* **TO DO**: Take the lines from the head of the listing through the one bearing "const sdMinus = [0.11, 0.11, 0.11, 0.11, 0.08];" and copy them exactly, leaving every picture out.

* **INFORMATION SHOWN**:
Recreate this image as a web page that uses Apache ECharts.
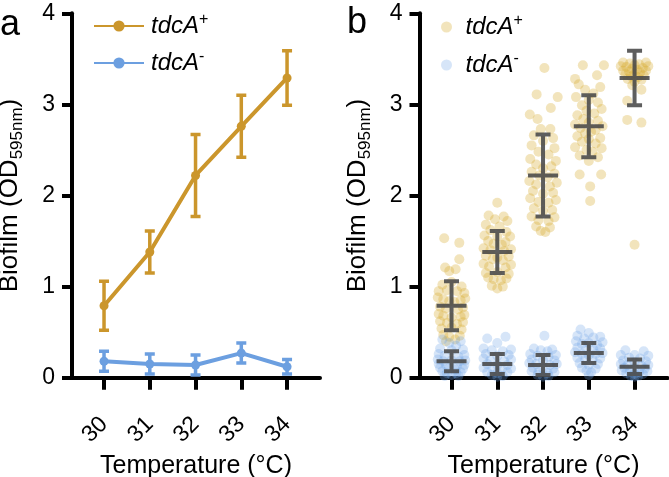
<!DOCTYPE html>
<html><head><meta charset="utf-8">
<script src="https://cdn.jsdelivr.net/npm/echarts@6/dist/echarts.min.js"></script>
<style>html,body{margin:0;padding:0;background:#fff}#c{width:669px;height:477px}</style>
</head><body><div id="c"></div>
<script>
// ---------- data ----------
const temps = [30, 31, 32, 33, 34];
const meanPlus = [0.79, 1.38, 2.22, 2.76, 3.29];
const sdPlus = [0.27, 0.23, 0.45, 0.34, 0.30];
const meanMinus = [0.18, 0.15, 0.14, 0.27, 0.12];
const sdMinus = [0.11, 0.11, 0.11, 0.11, 0.08];

// individual replicate points, [offset from temperature, OD]
const plus30 = [[-0.16,1.53],[0.17,1.48],[0.17,1.30],[-0.14,1.21],[0.09,1.19],[-0.05,1.17],
 [-0.2,1.02],[0.22,1.0],[0.0,1.05],[-0.28,0.95],[0.28,0.93],[-0.1,0.96],[0.12,0.95],
 [-0.3,0.88],[0.3,0.87],[-0.18,0.86],[0.2,0.85],[-0.05,0.84],[0.06,0.83],
 [-0.25,0.78],[0.25,0.77],[-0.12,0.76],[0.14,0.75],
 [-0.28,0.70],[0.28,0.69],[-0.18,0.68],[0.2,0.67],[0.0,0.66],
 [-0.25,0.62],[0.25,0.61],[-0.1,0.60],[0.12,0.59],
 [-0.22,0.54],[0.22,0.53],[0.0,0.55],
 [-0.18,0.47],[0.18,0.46],[-0.05,0.45],[0.08,0.42],[-0.12,0.40]];
const plus31 = [[0.0,1.92],[-0.19,1.78],[0.14,1.77],[-0.05,1.74],[0.22,1.72],[-0.25,1.68],[0.05,1.66],
 [-0.15,1.62],[0.2,1.60],[-0.28,1.56],[0.28,1.55],[0.0,1.55],
 [-0.2,1.50],[0.18,1.49],[-0.08,1.47],[0.1,1.46],
 [-0.3,1.42],[0.3,1.41],[-0.15,1.40],[0.15,1.39],
 [-0.25,1.34],[0.25,1.33],[0.0,1.32],[-0.1,1.30],[0.12,1.29],
 [-0.3,1.25],[0.3,1.24],[-0.18,1.22],[0.18,1.21],
 [-0.25,1.15],[0.25,1.14],[0.0,1.16],
 [-0.2,1.10],[0.2,1.09],[-0.08,1.08],[0.08,1.07],
 [-0.12,1.01],[0.12,1.0],[0.0,0.98]];
const plus32 = [[0.03,3.40],[-0.14,3.11],[0.32,3.08],[0.17,2.96],[-0.29,2.89],[-0.12,2.84],[-0.05,2.73],[0.16,2.73],
 [-0.2,2.66],[0.22,2.63],[0.0,2.60],[-0.25,2.55],[0.25,2.52],
 [-0.1,2.48],[0.12,2.45],[-0.28,2.40],[0.28,2.38],
 [-0.15,2.34],[0.18,2.32],[0.0,2.30],
 [-0.25,2.26],[0.25,2.24],[-0.08,2.22],[0.1,2.20],
 [-0.3,2.16],[0.3,2.14],[-0.15,2.12],[0.15,2.10],
 [-0.22,2.05],[0.22,2.03],[0.0,2.02],
 [-0.28,1.97],[0.28,1.95],[-0.1,1.93],[0.12,1.92],
 [-0.2,1.86],[0.2,1.84],[0.0,1.83],
 [-0.25,1.77],[0.25,1.76],[-0.1,1.73],[0.12,1.72],
 [-0.15,1.66],[0.15,1.65],[-0.05,1.61],[0.05,1.60]];
const plus33 = [[-0.13,3.43],[0.33,3.43],[0.18,3.32],[-0.3,3.28],[-0.22,3.22],[0.25,3.19],[-0.08,3.16],
 [0.1,3.12],[-0.28,3.08],[0.0,3.05],[0.2,3.02],[-0.15,2.99],
 [0.28,2.95],[-0.05,2.93],[0.12,2.90],[-0.25,2.88],
 [-0.12,2.84],[0.2,2.82],[0.0,2.80],[-0.3,2.78],[0.3,2.76],
 [-0.18,2.74],[0.15,2.72],[0.05,2.70],[-0.08,2.68],
 [-0.25,2.65],[0.25,2.63],[0.0,2.62],[-0.15,2.59],[0.15,2.57],
 [-0.3,2.53],[0.28,2.52],[-0.05,2.50],[0.08,2.48],
 [-0.2,2.44],[0.2,2.42],[0.0,2.38],
 [-0.2,2.23],[0.27,2.23],[0.03,2.10],[0.03,1.94]];
const plus34 = [[-0.25,3.46],[0.25,3.46],[-0.1,3.45],[0.1,3.44],[0.0,3.43],[-0.3,3.42],[0.3,3.42],
 [-0.18,3.41],[0.18,3.40],[-0.05,3.39],[0.05,3.38],[-0.25,3.37],[0.25,3.37],
 [-0.12,3.36],[0.12,3.35],[0.0,3.34],[-0.2,3.33],[0.2,3.32],
 [-0.08,3.31],[0.08,3.30],[-0.15,3.28],[0.15,3.27],[0.0,3.25],
 [-0.05,3.21],[0.15,3.16],[-0.16,3.04],[-0.16,2.83],[0.15,2.80],[0.0,1.46]];

const minus30 = [[-0.2,0.42],[0.2,0.40],[-0.05,0.38],[0.1,0.35],[-0.25,0.32],[0.25,0.31],[0.0,0.30],
 [-0.28,0.26],[0.28,0.25],[-0.15,0.24],[0.15,0.23],
 [-0.3,0.20],[0.3,0.19],[-0.18,0.18],[0.18,0.18],[0.0,0.19],
 [-0.28,0.15],[0.28,0.14],[-0.12,0.14],[0.12,0.13],
 [-0.25,0.11],[0.25,0.10],[-0.05,0.10],[0.08,0.09],
 [-0.2,0.07],[0.2,0.06],[-0.1,0.05],[0.1,0.05],[0.0,0.03],
 [-0.15,0.02],[0.15,0.02]];
const minus31 = [[0.18,0.45],[-0.22,0.43],[0.0,0.38],[-0.3,0.32],[0.3,0.31],[-0.12,0.30],[0.12,0.29],
 [-0.25,0.26],[0.25,0.25],[0.0,0.24],
 [-0.3,0.21],[0.3,0.20],[-0.15,0.19],[0.15,0.18],
 [-0.22,0.15],[0.22,0.14],[0.0,0.14],
 [-0.3,0.11],[0.3,0.10],[-0.1,0.10],[0.1,0.09],
 [-0.22,0.06],[0.22,0.06],[0.0,0.05],[-0.12,0.03],[0.12,0.02],[0.0,0.01]];
const minus32 = [[0.03,0.46],[-0.2,0.32],[0.2,0.31],[-0.05,0.30],[0.1,0.29],
 [-0.28,0.26],[0.28,0.25],[-0.12,0.24],[0.12,0.23],
 [-0.25,0.20],[0.25,0.19],[0.0,0.19],
 [-0.3,0.16],[0.3,0.15],[-0.15,0.15],[0.15,0.14],
 [-0.22,0.11],[0.22,0.10],[0.0,0.10],
 [-0.25,0.07],[0.25,0.06],[-0.1,0.06],[0.1,0.05],
 [-0.12,0.03],[0.12,0.02],[0.0,0.01]];
const minus33 = [[-0.18,0.53],[0.0,0.49],[-0.25,0.46],[0.25,0.45],[0.1,0.44],[-0.1,0.43],
 [-0.28,0.40],[0.3,0.39],[0.0,0.38],[-0.15,0.37],[0.18,0.36],
 [-0.25,0.33],[0.25,0.32],[-0.05,0.32],[0.1,0.31],
 [-0.3,0.28],[0.3,0.27],[-0.15,0.26],[0.15,0.26],[0.0,0.25],
 [-0.25,0.22],[0.25,0.21],[-0.08,0.20],[0.08,0.20],
 [-0.2,0.16],[0.2,0.15],[0.0,0.14],
 [-0.15,0.11],[0.15,0.10],[-0.05,0.08],[0.05,0.06],[0.0,0.03]];
const minus34 = [[-0.2,0.30],[0.2,0.29],[-0.3,0.25],[0.3,0.24],[0.0,0.25],[-0.12,0.22],[0.12,0.21],
 [-0.25,0.19],[0.25,0.18],[0.0,0.17],
 [-0.3,0.15],[0.3,0.14],[-0.15,0.14],[0.15,0.13],
 [-0.22,0.11],[0.22,0.10],[0.0,0.10],
 [-0.28,0.08],[0.28,0.07],[-0.1,0.07],[0.1,0.06],
 [-0.18,0.05],[0.18,0.04],[0.0,0.04],[-0.08,0.02],[0.08,0.02],[0.0,0.01]];

// ---------- styling ----------
const FONT = '"Liberation Sans", Arial, sans-serif';
const GOLD = '#CB962C', BLUE = '#6C9FE0';
const GOLD_DOT = 'rgba(214,170,48,0.40)', BLUE_DOT = 'rgba(112,166,232,0.36)';
const BAR = 'rgba(72,72,72,0.88)';

const plusPts = [plus30, plus31, plus32, plus33, plus34];
const minusPts = [minus30, minus31, minus32, minus33, minus34];
function flatten(groups) {
  const out = [];
  groups.forEach((g, i) => g.forEach(p => out.push([temps[i] + p[0], p[1]])));
  return out;
}
function summary(means, sds) { return temps.map((t, i) => [t, means[i], sds[i]]); }

function errRender(color, width, capW, meanW) {
  return function (params, api) {
    const x = api.value(0), m = api.value(1), s = api.value(2);
    const t = api.coord([x, m + s]), b = api.coord([x, Math.max(m - s, 0)]), c = api.coord([x, m]);
    let d = `M${t[0]} ${t[1]}L${b[0]} ${b[1]}` +
      `M${t[0] - capW / 2} ${t[1]}L${t[0] + capW / 2} ${t[1]}` +
      `M${b[0] - capW / 2} ${b[1]}L${b[0] + capW / 2} ${b[1]}`;
    if (meanW) d += `M${c[0] - meanW / 2} ${c[1]}L${c[0] + meanW / 2} ${c[1]}`;
    return { type: 'path', shape: { pathData: d }, style: { stroke: color, lineWidth: width, fill: null } };
  };
}

function xAxis(gi) {
  return {
    type: 'value', gridIndex: gi, min: 29.3, max: 34.72,
    axisLine: { show: true, onZero: false, lineStyle: { color: '#000', width: 4 } },
    axisTick: { show: true, customValues: temps, length: 12, lineStyle: { color: '#000', width: 4 } },
    axisLabel: { customValues: temps, rotate: 45, fontSize: 23, color: '#000', margin: 43, fontFamily: FONT,
      formatter: v => String(v) },
    splitLine: { show: false },
    name: 'Temperature (°C)', nameLocation: 'middle', nameGap: 71,
    nameTextStyle: { fontSize: 25, color: '#000', fontFamily: FONT }
  };
}
function yAxis(gi) {
  return {
    type: 'value', gridIndex: gi, min: 0, max: 4, interval: 1,
    axisLine: { show: true, onZero: false, lineStyle: { color: '#000', width: 4 } },
    axisTick: { show: true, length: 10, lineStyle: { color: '#000', width: 4 } },
    axisLabel: { fontSize: 23, color: '#000', margin: 17, fontFamily: FONT },
    splitLine: { show: false },
    name: '{a|Biofilm (OD}{s|595nm}{a|)}', nameLocation: 'middle', nameGap: 46, nameRotate: 90,
    nameTextStyle: { rich: {
      a: { fontSize: 26, fontFamily: FONT, color: '#000', lineHeight: 32 },
      s: { fontSize: 17, fontFamily: FONT, color: '#000', verticalAlign: 'bottom', lineHeight: 17 }
    } }
  };
}
const legendRich = {
  i: { fontSize: 24, fontStyle: 'italic', fontFamily: FONT, color: '#000', lineHeight: 28 },
  p: { fontSize: 16, fontFamily: FONT, color: '#000', verticalAlign: 'top', lineHeight: 16 }
};
const legendFmt = n => n.endsWith('+') ? '{i|tdcA}{p|+}' : '{i|tdcA}{p|-}';

const chart = echarts.init(document.getElementById('c'), null, { renderer: 'canvas' });
chart.setOption({
  animation: false,
  backgroundColor: '#fff',
  grid: [
    { left: 72, top: 13.3, width: 248, height: 364.4, outerBoundsMode: 'none', containLabel: false },
    { left: 419.5, top: 13.3, width: 248, height: 364.4, outerBoundsMode: 'none', containLabel: false }
  ],
  xAxis: [xAxis(0), xAxis(1)],
  yAxis: [yAxis(0), yAxis(1)],
  legend: [
    { data: ['a+', 'a-'], orient: 'vertical', left: 88, top: 7, itemWidth: 50, itemHeight: 14, itemGap: 11,
      formatter: legendFmt, textStyle: { rich: legendRich, padding: [0, 0, 0, 2] }, selectedMode: false },
    { data: ['b+', 'b-'], orient: 'vertical', left: 436, top: 8, itemWidth: 22, itemHeight: 11, itemGap: 12,
      formatter: legendFmt, textStyle: { rich: legendRich, padding: [0, 0, 0, 3] }, selectedMode: false, icon: 'circle' }
  ],
  graphic: [
    { type: 'text', left: 0, top: 7, style: { text: 'a', fontSize: 36, fontFamily: FONT, fill: '#000' } },
    { type: 'text', left: 347, top: 5, style: { text: 'b', fontSize: 36, fontFamily: FONT, fill: '#000' } }
  ],
  series: [
    { type: 'custom', xAxisIndex: 0, yAxisIndex: 0, data: summary(meanPlus, sdPlus), encode: { x: 0, y: 1 },
      renderItem: errRender(GOLD, 3.5, 10, 0), z: 3, silent: true },
    { type: 'custom', xAxisIndex: 0, yAxisIndex: 0, data: summary(meanMinus, sdMinus), encode: { x: 0, y: 1 },
      renderItem: errRender(BLUE, 3.5, 10, 0), z: 3, silent: true },
    { name: 'a+', type: 'line', xAxisIndex: 0, yAxisIndex: 0, data: temps.map((t, i) => [t, meanPlus[i]]),
      color: GOLD, lineStyle: { width: 4, color: GOLD }, symbol: 'circle', symbolSize: 9, itemStyle: { color: GOLD }, z: 4 },
    { name: 'a-', type: 'line', xAxisIndex: 0, yAxisIndex: 0, data: temps.map((t, i) => [t, meanMinus[i]]),
      color: BLUE, lineStyle: { width: 4, color: BLUE }, symbol: 'circle', symbolSize: 9, itemStyle: { color: BLUE }, z: 4 },
    { name: 'b+', type: 'scatter', xAxisIndex: 1, yAxisIndex: 1, data: flatten(plusPts),
      symbolSize: 10, itemStyle: { color: GOLD_DOT }, z: 2 },
    { name: 'b-', type: 'scatter', xAxisIndex: 1, yAxisIndex: 1, data: flatten(minusPts),
      symbolSize: 10, itemStyle: { color: BLUE_DOT }, z: 2 },
    { type: 'custom', xAxisIndex: 1, yAxisIndex: 1, data: summary(meanPlus, sdPlus), encode: { x: 0, y: 1 },
      renderItem: errRender(BAR, 4, 15, 30), z: 5, silent: true },
    { type: 'custom', xAxisIndex: 1, yAxisIndex: 1, data: summary(meanMinus, sdMinus), encode: { x: 0, y: 1 },
      renderItem: errRender(BAR, 4, 15, 30), z: 5, silent: true }
  ]
});
</script>
</body></html>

* **TASK RESULT**:
Recreate this image as a web page that uses Apache ECharts.
<!DOCTYPE html>
<html><head><meta charset="utf-8">
<script src="https://cdn.jsdelivr.net/npm/echarts@6/dist/echarts.min.js"></script>
<style>html,body{margin:0;padding:0;background:#fff}#c{width:669px;height:477px}</style>
</head><body><div id="c"></div>
<script>
// ---------- data ----------
const temps = [30, 31, 32, 33, 34];
const meanPlus = [0.79, 1.38, 2.22, 2.76, 3.29];
const sdPlus = [0.27, 0.23, 0.45, 0.34, 0.30];
const meanMinus = [0.18, 0.15, 0.14, 0.27, 0.12];
const sdMinus = [0.11, 0.11, 0.11, 0.11, 0.08];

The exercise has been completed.